To be a pawn, manipulated by another for sinister purposes. They used him to SCO those other guys.
This one's right on. Is 'SCO-punk' a word? For their all Bill's 'punks'.
He and everyone else in that Utah ghost town have been suckered by Gates.
It's classic British war tactics - something Gates would not have missed. It doesn't say Gates will ever define the rewards these losers get for doing all this dirty stuff for him; it totally precludes them having any direct contact with him at all; and no matter how it goes, Gates will deny, both to authorities and to SCO - they've been suckered big.
But Gates might still end up killing open source. Don't underestimate him. Never do that.
They've lost any grip on reality now.
Ridiculous. They've stirred the open source pot dextrously. Bill Gates couldn't have done it better. In fact, he's the one who did it.
apparently nonsensical actions
There's nothing nonsensical about it. It's all brilliantly planned, and up to now, going 100% according to plan.
It's bloody brilliant. Evil, but brilliant. And the longer people do not get it, the better their chances are.
don't let it spoil the original SCO company or products
One of which was XENIX, which they did on contract for you-know-who.
'Follow the money!'
- Deep Throat
It is interesting, and spine-tingling even, and definitely relevant, but you have to go farther back in history to see the relation.
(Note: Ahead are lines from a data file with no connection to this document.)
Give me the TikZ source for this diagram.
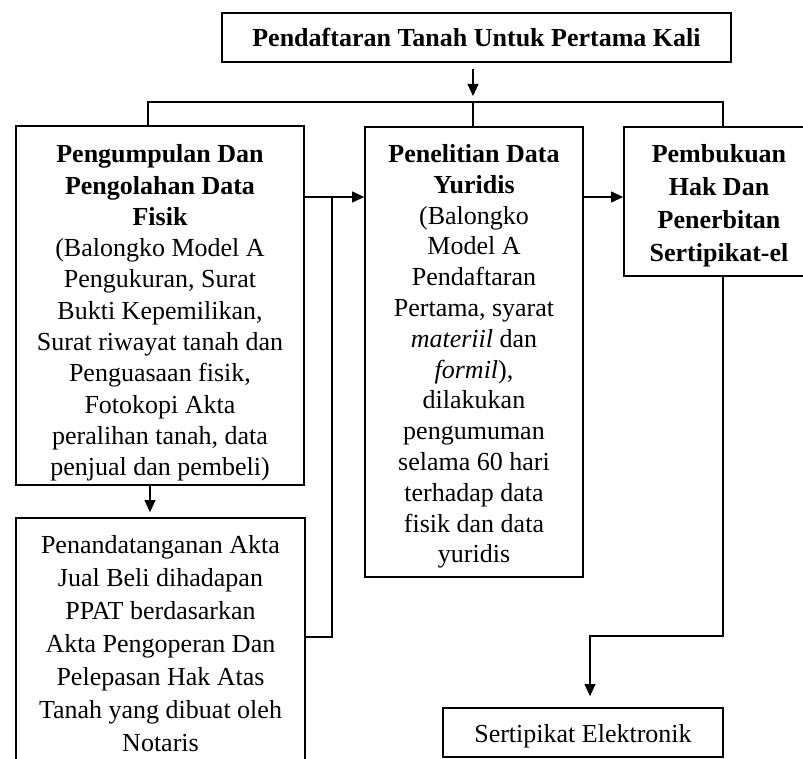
\documentclass[tikz,border=0pt]{standalone}
\usepackage{fontspec}
\setmainfont{Liberation Serif}
\usetikzlibrary{arrows.meta}
\begin{document}
\begin{tikzpicture}[x=1pt,y=-1pt,
  box/.style={draw, line width=1.8pt, inner sep=0pt},
  txt/.style={align=center, inner sep=0pt},
  conn/.style={line width=1.1pt},
  arr/.style={conn, -{Triangle[length=12pt,width=11pt]}}]
\useasboundingbox (0,0) rectangle (803,759);
\clip (0,0) rectangle (803,759);
\node[box, minimum width=509pt, minimum height=49pt] (title) at (476.5,37.5) {};
\node[txt, font=\fontsize{26}{31}\selectfont] (titletxt) at (476.5,37.5)
  {\textbf{Pendaftaran Tanah Untuk Pertama Kali}};
\node[box, minimum width=288pt, minimum height=359pt] (left) at (160,305.5) {};
\node[txt, font=\fontsize{26}{31.3}\selectfont] (lefttxt) at (160,313)
  {\textbf{Pengumpulan Dan}\\ \textbf{Pengolahan Data}\\ \textbf{Fisik}\\
   (Balongko Model A\\ Pengukuran, Surat\\ Bukti Kepemilikan,\\ Surat riwayat tanah dan\\
   Penguasaan fisik,\\ Fotokopi Akta\\ peralihan tanah, data\\ penjual dan pembeli)};
\node[box, minimum width=218pt, minimum height=450pt] (mid) at (474,352) {};
\node[txt, font=\fontsize{26}{30.8}\selectfont] (midtxt) at (474,356.5)
  {\textbf{Penelitian Data}\\ \textbf{Yuridis}\\ (Balongko\\ Model A\\ Pendaftaran\\ Pertama, syarat\\
   \textit{materiil} dan\\ \textit{formil}),\\ dilakukan\\ pengumuman\\ selama 60 hari\\ terhadap data\\
   fisik dan data\\ yuridis};
\node[box, minimum width=190pt, minimum height=149pt] (right) at (719,201.5) {};
\node[txt, font=\fontsize{26}{33}\selectfont] (righttxt) at (719,205.5)
  {\textbf{Pembukuan}\\ \textbf{Hak Dan}\\ \textbf{Penerbitan}\\ \textbf{Sertipikat-el}};
\node[box, minimum width=289pt, minimum height=251pt] (low) at (160.5,643.5) {};
\node[txt, font=\fontsize{26}{33}\selectfont] (lowtxt) at (160.5,643.5)
  {Penandatanganan Akta\\ Jual Beli dihadapan\\ PPAT berdasarkan\\ Akta Pengoperan Dan\\
   Pelepasan Hak Atas\\ Tanah yang dibuat oleh\\ Notaris};
\node[box, minimum width=280pt, minimum height=49pt] (sert) at (583,732.5) {};
\node[txt, font=\fontsize{26}{31}\selectfont] (serttxt) at (583,736)
  {Sertipikat Elektronik};
\coordinate (split) at (473,102);
\coordinate (bl) at (148,102);
\coordinate (br) at (723,102);
\coordinate (j1) at (332,197);
\coordinate (j2) at (332,637);
\coordinate (r1) at (723,636);
\coordinate (r2) at (590,636);
\coordinate (lx) at (150,500);
\draw[arr, shorten <=6pt, shorten >=6pt] (title.south -| split) -- (split);
\draw[conn] (left.north -| bl) -- (bl) -- (br) -- (right.north -| br);
\draw[conn] (split) -- (mid.north -| split);
\draw[arr] (left.east |- j1) -- (mid.west |- j1);
\draw[conn] (j1) -- (j2) -- (low.east |- j2);
\draw[arr] (mid.east |- j1) -- (right.west |- j1);
\draw[arr, shorten >=11pt] (right.south -| r1) -- (r1) -- (r2) -- (sert.north -| r2);
\draw[arr, shorten >=5pt] (left.south -| lx) -- (low.north -| lx);
\end{tikzpicture}
\end{document}
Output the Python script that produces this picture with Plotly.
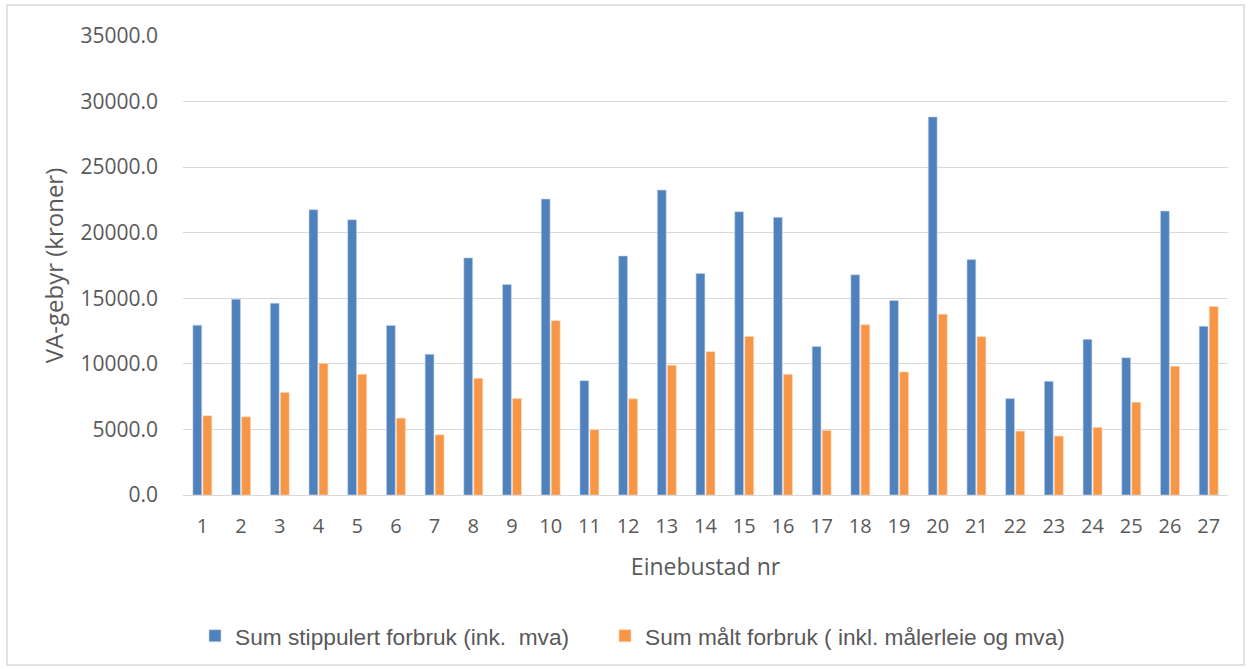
import plotly.graph_objects as go

# Einebustad number on the x axis
houses = [str(i) for i in range(1, 28)]

# Sum of estimated (stipulated) consumption, incl. VAT
stipulert = [12950, 14930, 14630, 21760, 20990, 12930, 10730, 18080, 16050,
             22570, 8720, 18230, 23250, 16890, 21600, 21170, 11330, 16790,
             14830, 28830, 17950, 7350, 8670, 11870, 10470, 21650, 12860]

# Sum of metered consumption, incl. meter rent and VAT
maalt = [6040, 5960, 7810, 10020, 9200, 5860, 4590, 8900, 7350,
         13290, 4970, 7330, 9890, 10930, 12090, 9200, 4920, 12980,
         9380, 13790, 12070, 4870, 4490, 5150, 7070, 9810, 14380]

y_ticks = [0, 5000, 10000, 15000, 20000, 25000, 30000, 35000]

BLUE = "#4F81BD"
ORANGE = "#F79646"
TEXT = "#595959"
GRID = "#D9D9D9"

fig = go.Figure()
fig.add_trace(go.Bar(
    x=houses, y=stipulert, name="Sum stippulert forbruk (ink.  mva)",
    marker=dict(color=BLUE, line=dict(color="#C9D6EA", width=0.6)),
    legend="legend",
))
fig.add_trace(go.Bar(
    x=houses, y=maalt, name="Sum målt forbruk ( inkl. målerleie og mva)",
    marker=dict(color=ORANGE, line=dict(color="#FBD5B5", width=0.6)),
    legend="legend2",
))

W, H = 1253, 669
L, R, T, B = 183, 25, 36, 174
pw, ph = W - L - R, H - T - B


def px_x(p):
    return (p - L) / pw


def px_y(p):
    return (H - B - p) / ph


legend_font = dict(family="Liberation Sans Narrow, Arial Narrow, sans-serif",
                   size=22.7, color=TEXT)

fig.update_layout(
    width=W, height=H,
    margin=dict(l=L, r=R, t=T, b=B),
    paper_bgcolor="white", plot_bgcolor="white",
    barmode="group", bargap=0.48, bargroupgap=0.12,
    font=dict(family="Open Sans, sans-serif", size=16, color=TEXT),
    showlegend=True,
    legend=dict(
        orientation="h", x=px_x(195), xanchor="left",
        y=px_y(636), yanchor="middle", font=legend_font,
    ),
    legend2=dict(
        orientation="h", x=px_x(605), xanchor="left",
        y=px_y(636), yanchor="middle", font=legend_font,
    ),
    xaxis=dict(
        type="category", showgrid=False,
        showline=True, linecolor=GRID, linewidth=1,
        ticks="", ticklabelstandoff=13,
        tickfont=dict(size=20, color=TEXT),
        title=dict(text="Einebustad nr", font=dict(size=23, color=TEXT), standoff=20),
    ),
    yaxis=dict(
        range=[0, 35000], tickvals=y_ticks, tickformat=".1f",
        showgrid=True, gridcolor=GRID, gridwidth=1.2,
        zeroline=False, showline=False,
        ticks="", ticklabelstandoff=24,
        tickfont=dict(size=21, color=TEXT),
        title=dict(text="VA-gebyr (kroner)", font=dict(size=24, color=TEXT), standoff=10),
    ),
    shapes=[dict(
        type="rect", xref="paper", yref="paper",
        x0=px_x(7), x1=px_x(1244), y0=px_y(665), y1=px_y(5),
        line=dict(color=GRID, width=1.5), fillcolor="rgba(0,0,0,0)", layer="below",
    )],
)

fig.write_html("out.html")
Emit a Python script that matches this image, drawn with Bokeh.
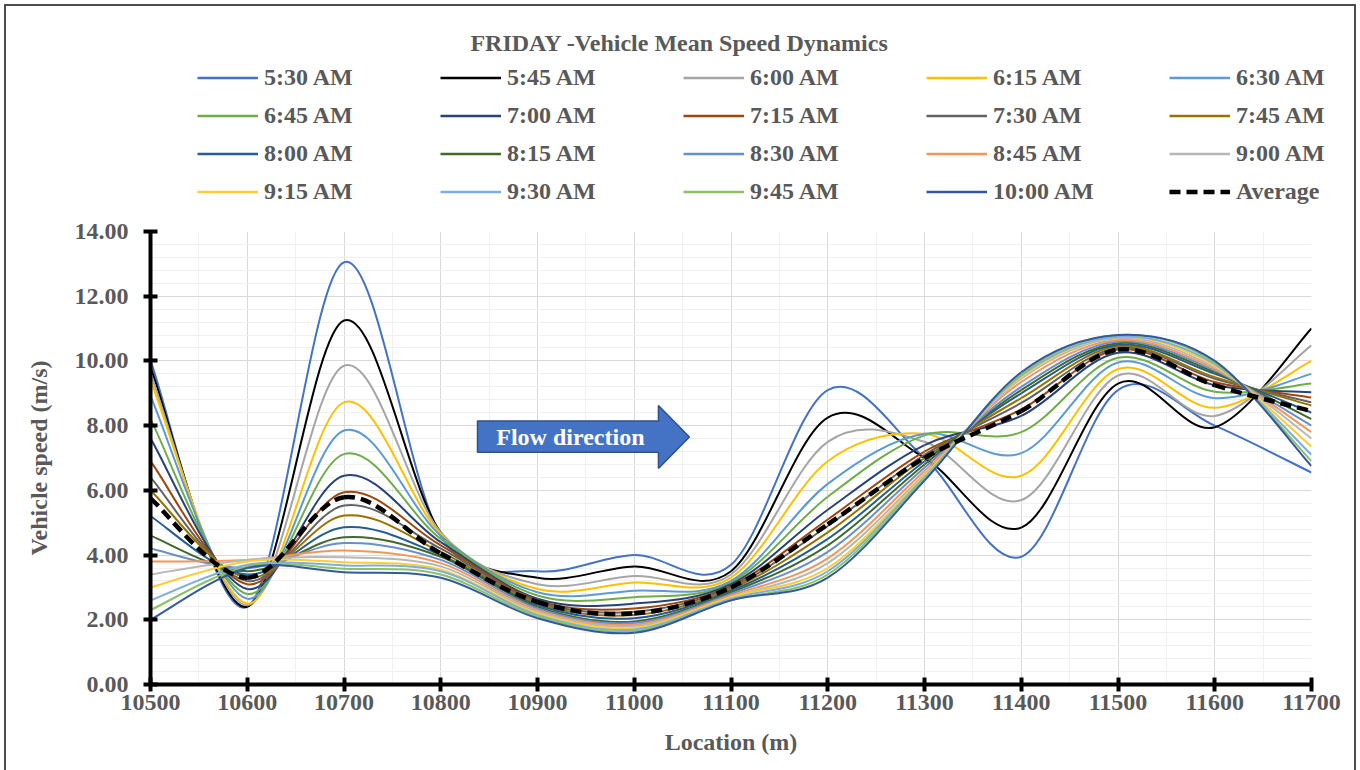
import numpy as np
from bokeh.plotting import figure
from bokeh.layouts import column, row
from bokeh.models import (ColumnDataSource, Legend, LegendItem, Range1d,
                          SingleIntervalTicker, NumeralTickFormatter, Label)
from bokeh.embed import file_html
from bokeh.resources import INLINE

# ---------------- data ----------------
locations = [10500, 10600, 10700, 10800, 10900, 11000, 11100, 11200, 11300, 11400, 11500, 11600, 11700]

time_labels = ["5:30 AM", "5:45 AM", "6:00 AM", "6:15 AM", "6:30 AM",
               "6:45 AM", "7:00 AM", "7:15 AM", "7:30 AM", "7:45 AM",
               "8:00 AM", "8:15 AM", "8:30 AM", "8:45 AM", "9:00 AM",
               "9:15 AM", "9:30 AM", "9:45 AM", "10:00 AM"]

s0530 = [10.0, 2.40, 13.05, 4.60, 3.50, 4.00, 3.70, 9.10, 7.00, 3.95, 9.10, 8.00, 6.55]
s0545 = [9.8, 2.40, 11.25, 4.70, 3.30, 3.65, 3.50, 8.25, 7.00, 4.85, 9.30, 7.95, 11.00]
s0600 = [9.6, 2.45, 9.85, 4.70, 3.10, 3.35, 3.40, 7.50, 7.50, 5.70, 9.55, 8.30, 10.48]
s0615 = [9.4, 2.50, 8.72, 4.65, 2.95, 3.15, 3.30, 6.90, 7.75, 6.45, 9.75, 8.55, 10.00]
s0630 = [8.9, 2.65, 7.85, 4.60, 2.85, 2.90, 3.20, 6.20, 7.75, 7.15, 9.95, 8.85, 9.60]
s0645 = [8.2, 2.80, 7.12, 4.50, 2.75, 2.70, 3.15, 5.80, 7.70, 7.80, 10.10, 9.05, 9.30]
s0700 = [7.6, 2.95, 6.45, 4.40, 2.65, 2.50, 3.10, 5.40, 7.40, 8.30, 10.25, 9.25, 9.03]
s0715 = [6.9, 3.10, 5.94, 4.30, 2.60, 2.35, 3.05, 5.10, 7.20, 8.50, 10.35, 9.35, 8.87]
s0730 = [6.4, 3.20, 5.53, 4.20, 2.55, 2.25, 3.00, 4.90, 7.10, 8.70, 10.40, 9.45, 8.72]
s0745 = [6.0, 3.30, 5.22, 4.10, 2.50, 2.15, 2.95, 4.70, 7.00, 8.85, 10.45, 9.50, 8.62]
s0800 = [5.2, 3.40, 4.86, 4.00, 2.45, 2.05, 2.90, 4.50, 6.90, 9.00, 10.50, 9.60, 8.40]
s0815 = [4.6, 3.50, 4.55, 3.95, 2.40, 1.95, 2.85, 4.30, 6.80, 9.10, 10.55, 9.65, 8.20]
s0830 = [4.2, 3.60, 4.37, 3.85, 2.35, 1.90, 2.80, 4.10, 6.70, 9.20, 10.60, 9.70, 8.00]
s0845 = [3.8, 3.85, 4.14, 3.75, 2.30, 1.85, 2.75, 3.90, 6.60, 9.35, 10.65, 9.75, 7.80]
s0900 = [3.4, 3.85, 3.93, 3.65, 2.25, 1.80, 2.70, 3.75, 6.50, 9.45, 10.70, 9.80, 7.60]
s0915 = [3.0, 3.80, 3.78, 3.55, 2.20, 1.75, 2.70, 3.60, 6.45, 9.50, 10.75, 9.85, 7.35]
s0930 = [2.6, 3.70, 3.68, 3.50, 2.15, 1.70, 2.65, 3.50, 6.40, 9.55, 10.75, 9.90, 7.10]
s0945 = [2.3, 3.65, 3.58, 3.40, 2.10, 1.65, 2.60, 3.40, 6.35, 9.60, 10.80, 9.95, 6.90]
s1000 = [2.0, 3.60, 3.47, 3.30, 2.05, 1.60, 2.60, 3.30, 6.30, 9.65, 10.80, 10.00, 6.75]
average = [5.75, 3.30, 5.79, 4.05, 2.55, 2.20, 3.00, 4.95, 7.00, 8.45, 10.35, 9.25, 8.45]

series_values = [s0530, s0545, s0600, s0615, s0630, s0645, s0700, s0715, s0730, s0745,
                 s0800, s0815, s0830, s0845, s0900, s0915, s0930, s0945, s1000]

colors = ["#4472C4", "#000000", "#A5A5A5", "#FFC000", "#5B9BD5", "#70AD47", "#264478",
          "#9E480E", "#636363", "#997300", "#255E91", "#43682B", "#698ED0", "#F1975A",
          "#B7B7B7", "#FFCD33", "#7CAFDD", "#8CC168", "#335AA1"]

title_text = "FRIDAY  -Vehicle Mean Speed Dynamics"

# annotation (flow arrow) geometry in data units
ARROW_X = [10838, 11025, 11025, 11057, 11025, 11025, 10838]
ARROW_Y = [7.18, 7.18, 6.68, 7.65, 8.62, 8.14, 8.14]
ARROW_TEXT_XY = (10934, 7.64)

FONT = "Liberation Serif"
GRAY = "#595959"
FS = "24px"
AVG_STYLE = dict(line_color="black", line_width=4.5, line_dash="11 6")


def smooth_source(xs, ys):
    """Cubic Bezier segments (Catmull-Rom tangents) through the data points."""
    x = np.asarray(xs, float)
    y = np.asarray(ys, float)
    n = len(x)
    tx = np.empty(n); ty = np.empty(n)
    tx[1:-1] = (x[2:] - x[:-2]) / 2; ty[1:-1] = (y[2:] - y[:-2]) / 2
    tx[0] = (x[1] - x[0]) / 2; ty[0] = (y[1] - y[0]) / 2
    tx[-1] = (x[-1] - x[-2]) / 2; ty[-1] = (y[-1] - y[-2]) / 2
    return ColumnDataSource(dict(
        x0=x[:-1], y0=y[:-1], x1=x[1:], y1=y[1:],
        cx0=x[:-1] + tx[:-1] / 3, cy0=y[:-1] + ty[:-1] / 3,
        cx1=x[1:] - tx[1:] / 3, cy1=y[1:] - ty[1:] / 3))


W = 1348
TOP_H = 205
MAIN_H = 559

# ---------------- header: title + legend ----------------
top = figure(width=W, height=TOP_H, output_backend="svg", toolbar_location=None,
             x_range=Range1d(0, 1), y_range=Range1d(0, 1),
             x_axis_type=None, y_axis_type=None, min_border=0,
             background_fill_color="white", border_fill_color="white")
top.outline_line_color = None
top.xgrid.visible = False
top.ygrid.visible = False

top.add_layout(Label(x=676, y=169, x_units="screen", y_units="screen", text=title_text,
                     text_font=FONT, text_font_style="bold", text_font_size=FS,
                     text_color=GRAY, text_align="center", text_baseline="middle"))

# legend proxies: same data, but outside the header's (0..1) ranges
legend_items = []
for name, vals, col in zip(time_labels, series_values, colors):
    proxy = top.line(locations, vals, line_color=col, line_width=2.5)
    legend_items.append(LegendItem(label=name, renderers=[proxy]))
proxy_avg = top.line(locations, average, **AVG_STYLE)
legend_items.append(LegendItem(label="Average", renderers=[proxy_avg]))

legend = Legend(items=legend_items, location=(191, 6), orientation="horizontal", ncols=5,
                glyph_width=61, glyph_height=27, label_height=27, label_width=165,
                label_standoff=6, spacing=11, padding=0, margin=0,
                border_line_alpha=0, background_fill_alpha=0,
                label_text_font=FONT, label_text_font_style="bold",
                label_text_font_size=FS, label_text_color=GRAY)
top.add_layout(legend)

# ---------------- main chart ----------------
p = figure(width=W, height=MAIN_H, output_backend="svg", toolbar_location=None,
           x_range=Range1d(10500, 11700), y_range=Range1d(0, 14),
           min_border_left=144, min_border_right=43, min_border_top=20,
           min_border_bottom=86, background_fill_color="white",
           border_fill_color="white")
p.outline_line_color = None

for g in (p.xgrid, p.ygrid):
    g.grid_line_color = "#D9D9D9"
    g.grid_line_width = 1
    g.minor_grid_line_color = "#F0F0F0"
    g.minor_grid_line_width = 1

p.xaxis.ticker = SingleIntervalTicker(interval=100, num_minor_ticks=2)
p.yaxis.ticker = SingleIntervalTicker(interval=2, num_minor_ticks=5)
p.yaxis.formatter = NumeralTickFormatter(format="0.00")
p.xgrid.ticker = p.xaxis.ticker
p.ygrid.ticker = p.yaxis.ticker

for ax in (p.xaxis, p.yaxis):
    ax.axis_line_width = 4
    ax.axis_line_color = "black"
    ax.major_tick_line_width = 4
    ax.major_tick_line_color = "black"
    ax.major_tick_in = 7
    ax.major_tick_out = 7
    ax.minor_tick_line_color = None
    ax.major_label_text_font = FONT
    ax.major_label_text_font_style = "bold"
    ax.major_label_text_font_size = FS
    ax.major_label_text_color = GRAY
    ax.axis_label_text_font = FONT
    ax.axis_label_text_font_style = "bold"
    ax.axis_label_text_font_size = FS
    ax.axis_label_text_color = GRAY

p.xaxis.axis_label = "Location (m)"
p.yaxis.axis_label = "Vehicle speed (m/s)"
p.xaxis.major_label_standoff = 3
p.yaxis.major_label_standoff = 15
p.xaxis.axis_label_standoff = 16
p.yaxis.axis_label_standoff = 20

for vals, col in zip(series_values, colors):
    p.bezier("x0", "y0", "x1", "y1", "cx0", "cy0", "cx1", "cy1",
             source=smooth_source(locations, vals), line_color=col, line_width=2)
p.bezier("x0", "y0", "x1", "y1", "cx0", "cy0", "cx1", "cy1",
         source=smooth_source(locations, average), **AVG_STYLE)

# flow direction arrow
p.patch(ARROW_X, ARROW_Y, fill_color="#4472C4", line_color="#2F528F", line_width=1.5)
p.add_layout(Label(x=ARROW_TEXT_XY[0], y=ARROW_TEXT_XY[1], text="Flow direction",
                   text_font=FONT, text_font_style="bold", text_font_size=FS,
                   text_color="white", text_align="center", text_baseline="middle"))

layout = column(row(top, spacing=0), p, spacing=0)
layout.styles = {"margin-left": "6px", "margin-top": "6px",
                 "outline": "2px solid #4d4d4d"}

open("out.html", "w").write(file_html(layout, INLINE))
In the early 80's, Gates was still intent on getting out from under the skirts of IBM. He'd succeeded in getting the MS out of DOS to sell it himself. And in one fell swoop, he bought a source code license to Unix and the Lattice C compiler.
The C compiler was not Unix compatible. That's what his own engineers changed for the first release.
At the same time, he handed over the Unix source to SCO. Their contract was to produce XENIX for Bill. At that time, people were still entertaining getting Unix onto PCs of the day. AT&T even tried.
In 1989, David Cutler had been under a Microsoft roof about one year. He had come cross town with his entire Prism team, including the hardware engineers he forced Bill to salary, even though they couldn't be used. And Microsoft were still 'helping' IBM write OS/2. And the only viable memory extension on the PC was the first LIM (Lotus Intel Microsoft) standard, which was not much to have.
When LIM came out with their new improved standard, the waters broke through the dam and MS concentrated on Windows 3.0, released in 1990 - a year after their supposed investment in SCO, and a couple of years before Linus got his idea.
I am just glad the "Linux is unix" and "GPL" stuff will be settled in court soon.
Soon? Says who?
There comes a time when idealism means blindness.